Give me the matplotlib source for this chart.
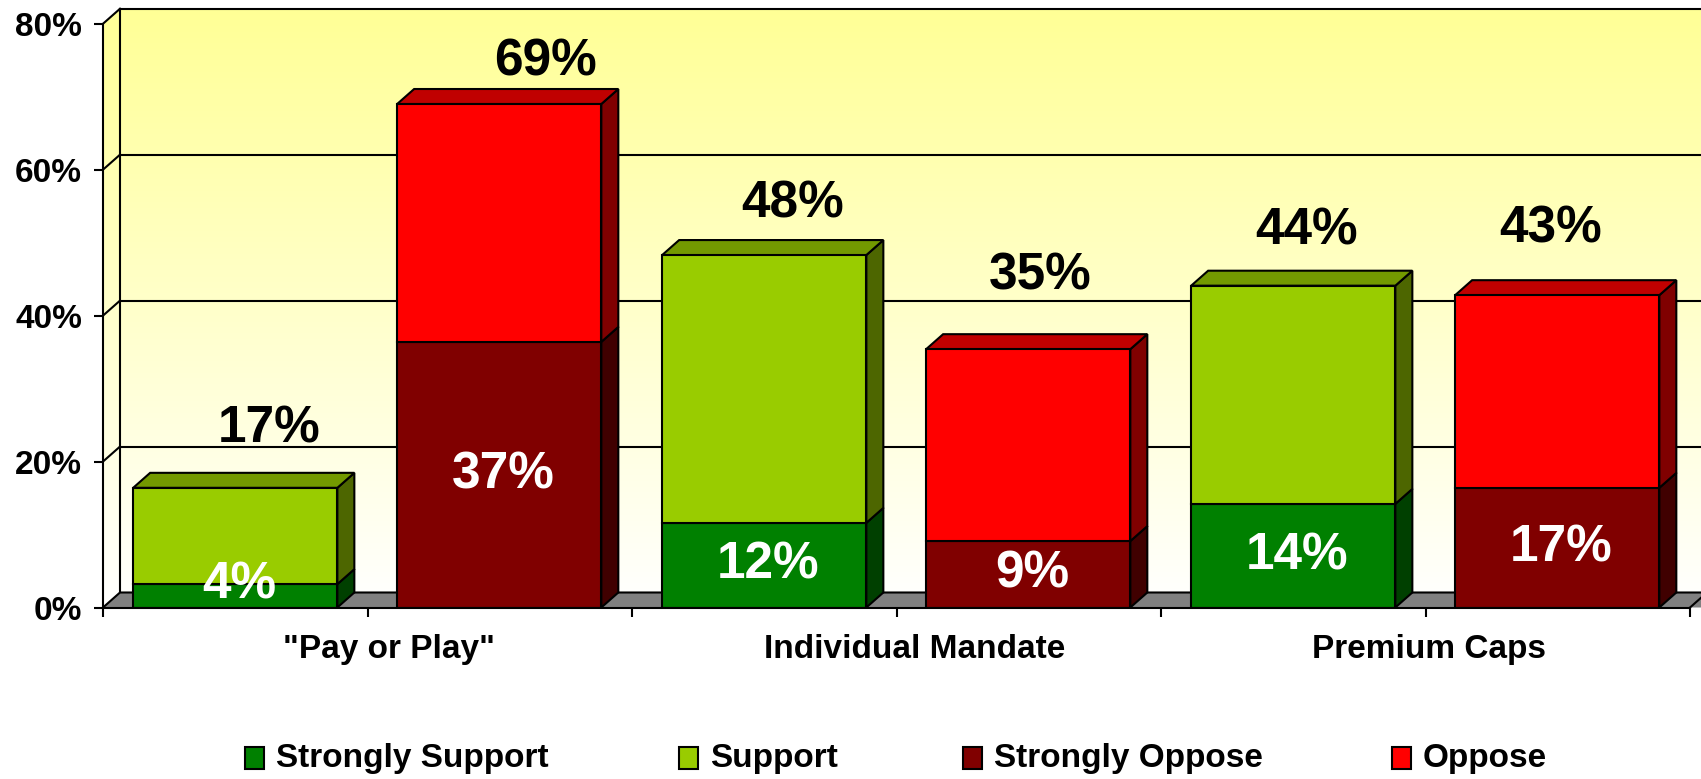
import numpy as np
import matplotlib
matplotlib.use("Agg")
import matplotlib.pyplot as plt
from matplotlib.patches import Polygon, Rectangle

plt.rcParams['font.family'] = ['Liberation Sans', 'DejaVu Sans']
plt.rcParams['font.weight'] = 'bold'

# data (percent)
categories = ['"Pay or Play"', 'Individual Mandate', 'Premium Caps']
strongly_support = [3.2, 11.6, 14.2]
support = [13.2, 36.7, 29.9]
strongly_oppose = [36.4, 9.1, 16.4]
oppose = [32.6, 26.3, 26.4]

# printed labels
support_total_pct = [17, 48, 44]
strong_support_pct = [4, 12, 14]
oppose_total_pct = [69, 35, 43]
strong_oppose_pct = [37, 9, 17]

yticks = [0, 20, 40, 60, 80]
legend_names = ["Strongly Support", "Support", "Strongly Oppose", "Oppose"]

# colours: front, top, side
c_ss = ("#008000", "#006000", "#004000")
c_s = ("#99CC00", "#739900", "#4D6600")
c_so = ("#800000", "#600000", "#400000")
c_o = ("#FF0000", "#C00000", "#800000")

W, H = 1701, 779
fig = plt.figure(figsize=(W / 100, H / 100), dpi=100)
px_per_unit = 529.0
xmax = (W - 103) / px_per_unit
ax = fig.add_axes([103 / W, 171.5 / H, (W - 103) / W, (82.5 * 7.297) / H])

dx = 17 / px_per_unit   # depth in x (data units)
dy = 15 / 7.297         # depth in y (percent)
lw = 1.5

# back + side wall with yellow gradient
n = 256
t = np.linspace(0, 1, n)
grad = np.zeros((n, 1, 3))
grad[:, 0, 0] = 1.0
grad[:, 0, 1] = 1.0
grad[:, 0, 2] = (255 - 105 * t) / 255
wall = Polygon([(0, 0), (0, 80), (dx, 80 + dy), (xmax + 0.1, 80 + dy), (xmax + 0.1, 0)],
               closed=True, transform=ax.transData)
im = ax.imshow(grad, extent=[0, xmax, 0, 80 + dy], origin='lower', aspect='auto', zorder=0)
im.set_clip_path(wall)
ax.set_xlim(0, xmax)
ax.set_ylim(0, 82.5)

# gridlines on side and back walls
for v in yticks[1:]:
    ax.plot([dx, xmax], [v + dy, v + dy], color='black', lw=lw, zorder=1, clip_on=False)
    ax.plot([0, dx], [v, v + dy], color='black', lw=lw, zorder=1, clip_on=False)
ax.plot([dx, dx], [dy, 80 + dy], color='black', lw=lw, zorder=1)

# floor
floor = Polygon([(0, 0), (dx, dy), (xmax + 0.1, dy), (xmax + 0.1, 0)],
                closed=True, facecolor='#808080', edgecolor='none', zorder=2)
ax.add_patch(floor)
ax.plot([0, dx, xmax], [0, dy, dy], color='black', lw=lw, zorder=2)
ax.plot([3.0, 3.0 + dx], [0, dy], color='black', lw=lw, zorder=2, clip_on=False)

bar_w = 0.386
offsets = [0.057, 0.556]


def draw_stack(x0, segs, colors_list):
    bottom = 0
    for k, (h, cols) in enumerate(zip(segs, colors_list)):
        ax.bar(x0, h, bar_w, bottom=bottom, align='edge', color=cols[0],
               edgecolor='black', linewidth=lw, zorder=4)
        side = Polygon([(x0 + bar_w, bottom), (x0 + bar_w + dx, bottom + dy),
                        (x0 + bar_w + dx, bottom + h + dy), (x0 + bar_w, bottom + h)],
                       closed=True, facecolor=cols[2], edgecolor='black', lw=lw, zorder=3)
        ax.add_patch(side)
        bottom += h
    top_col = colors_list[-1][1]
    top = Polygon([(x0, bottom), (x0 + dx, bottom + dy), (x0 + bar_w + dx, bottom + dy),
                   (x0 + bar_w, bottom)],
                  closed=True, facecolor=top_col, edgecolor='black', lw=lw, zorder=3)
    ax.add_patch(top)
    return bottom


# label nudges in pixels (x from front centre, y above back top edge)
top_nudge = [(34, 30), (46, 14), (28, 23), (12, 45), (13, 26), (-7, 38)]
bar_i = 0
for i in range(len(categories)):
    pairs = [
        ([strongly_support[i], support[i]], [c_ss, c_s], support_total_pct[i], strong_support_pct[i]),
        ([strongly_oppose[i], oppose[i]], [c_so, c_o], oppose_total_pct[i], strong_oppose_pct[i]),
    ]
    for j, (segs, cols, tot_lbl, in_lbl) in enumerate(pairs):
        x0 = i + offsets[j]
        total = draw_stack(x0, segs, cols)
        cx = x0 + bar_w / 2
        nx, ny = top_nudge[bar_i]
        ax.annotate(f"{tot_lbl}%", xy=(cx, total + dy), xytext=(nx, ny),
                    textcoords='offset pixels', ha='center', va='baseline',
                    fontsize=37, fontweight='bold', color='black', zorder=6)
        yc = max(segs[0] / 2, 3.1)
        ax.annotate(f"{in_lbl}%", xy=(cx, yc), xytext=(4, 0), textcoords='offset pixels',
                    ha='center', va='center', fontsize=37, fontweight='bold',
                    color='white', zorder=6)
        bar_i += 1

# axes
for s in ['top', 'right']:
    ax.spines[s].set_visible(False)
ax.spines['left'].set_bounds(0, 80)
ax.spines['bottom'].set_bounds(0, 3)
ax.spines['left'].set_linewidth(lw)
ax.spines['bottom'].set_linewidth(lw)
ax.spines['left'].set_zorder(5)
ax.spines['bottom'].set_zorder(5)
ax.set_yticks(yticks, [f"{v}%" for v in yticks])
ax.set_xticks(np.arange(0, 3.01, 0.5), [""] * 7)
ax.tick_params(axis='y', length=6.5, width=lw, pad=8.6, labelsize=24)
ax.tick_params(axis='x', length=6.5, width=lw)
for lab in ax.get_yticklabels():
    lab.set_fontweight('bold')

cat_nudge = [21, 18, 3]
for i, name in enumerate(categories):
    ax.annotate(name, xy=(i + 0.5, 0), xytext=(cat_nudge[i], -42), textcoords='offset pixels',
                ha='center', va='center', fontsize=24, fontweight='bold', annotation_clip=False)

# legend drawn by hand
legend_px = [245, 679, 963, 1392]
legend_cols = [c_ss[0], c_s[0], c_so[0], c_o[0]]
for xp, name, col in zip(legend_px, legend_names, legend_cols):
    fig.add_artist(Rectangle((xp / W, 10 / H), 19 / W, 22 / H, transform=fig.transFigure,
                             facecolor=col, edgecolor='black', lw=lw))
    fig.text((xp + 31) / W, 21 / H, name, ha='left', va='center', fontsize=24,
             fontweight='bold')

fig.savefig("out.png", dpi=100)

• [Stated problem] Only the lines from the top of the data through the line with "plt.rcParams['font.weight'] = 'bold'" should be quoted, exactly and with both ends kept; skip the pictures.

• [Reply]
Give me the matplotlib source for this chart.
import numpy as np
import matplotlib
matplotlib.use("Agg")
import matplotlib.pyplot as plt
from matplotlib.patches import Polygon, Rectangle

plt.rcParams['font.family'] = ['Liberation Sans', 'DejaVu Sans']
plt.rcParams['font.weight'] = 'bold'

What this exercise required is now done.